The article centers on the rhetoric of Thorstein Veblen, who combined economic, sociological and anthropological approaches in an organic way. The paper emphasizes the importance and heuristic significance of Veblen’s use of the trope of irony. An ironic stance buttresses his critique of the status quo and promotes an understanding of the socio-economic structure as complex, controversial and sometimes absurd. The article highlights the examples and themes that Veblen described with recourse to irony. Irony accompanies his criticism of the status quo, and it appears in his account of such phenomena as the leisure class, business culture, higher education, modern Western civilization as epitomized by America, and in his exposure of the postulates and hidden ideologies of mainstream economics.The author shows that Veblen’s followers took his irony as an idiosyncrasy typical for someone descended from Norwegian farmers, while the tropes themselves were usually unfavorably contrasted with serious research, i.e. that side of his heritage was regarded as a caprice that interfered with later recognition of Veblen’s merit.
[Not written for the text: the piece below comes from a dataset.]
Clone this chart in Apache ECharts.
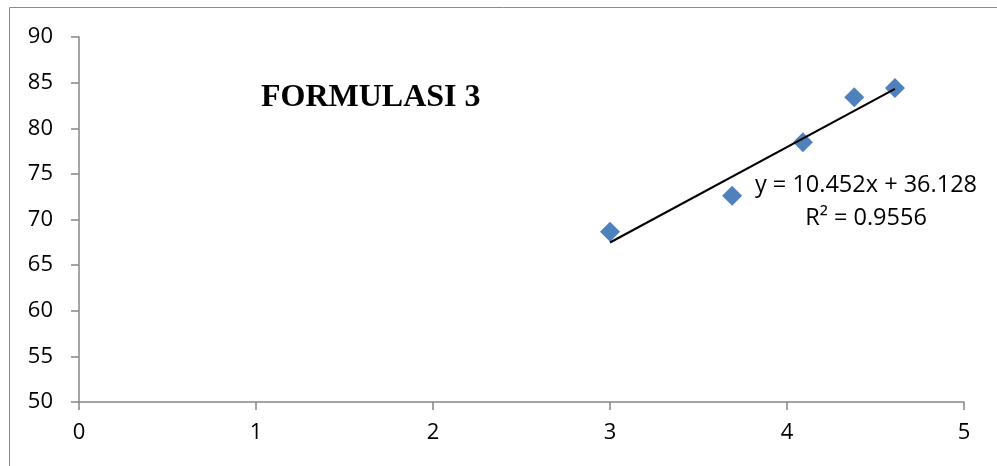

The article intends to demonstrate exactly the opposite by calling attention to irony in the social sciences and showing its significance for them. Irony as a negative and multifaceted characterization of reality better reflects the phenomena themselves with their inherent paradoxes and complexity. Irony assists us in keeping a proper distance from the intensity of a description and in revealing socio-economic processes with all their dynamics and contradictions. It is the ironic that makes Veblen’s heritage relevant after all.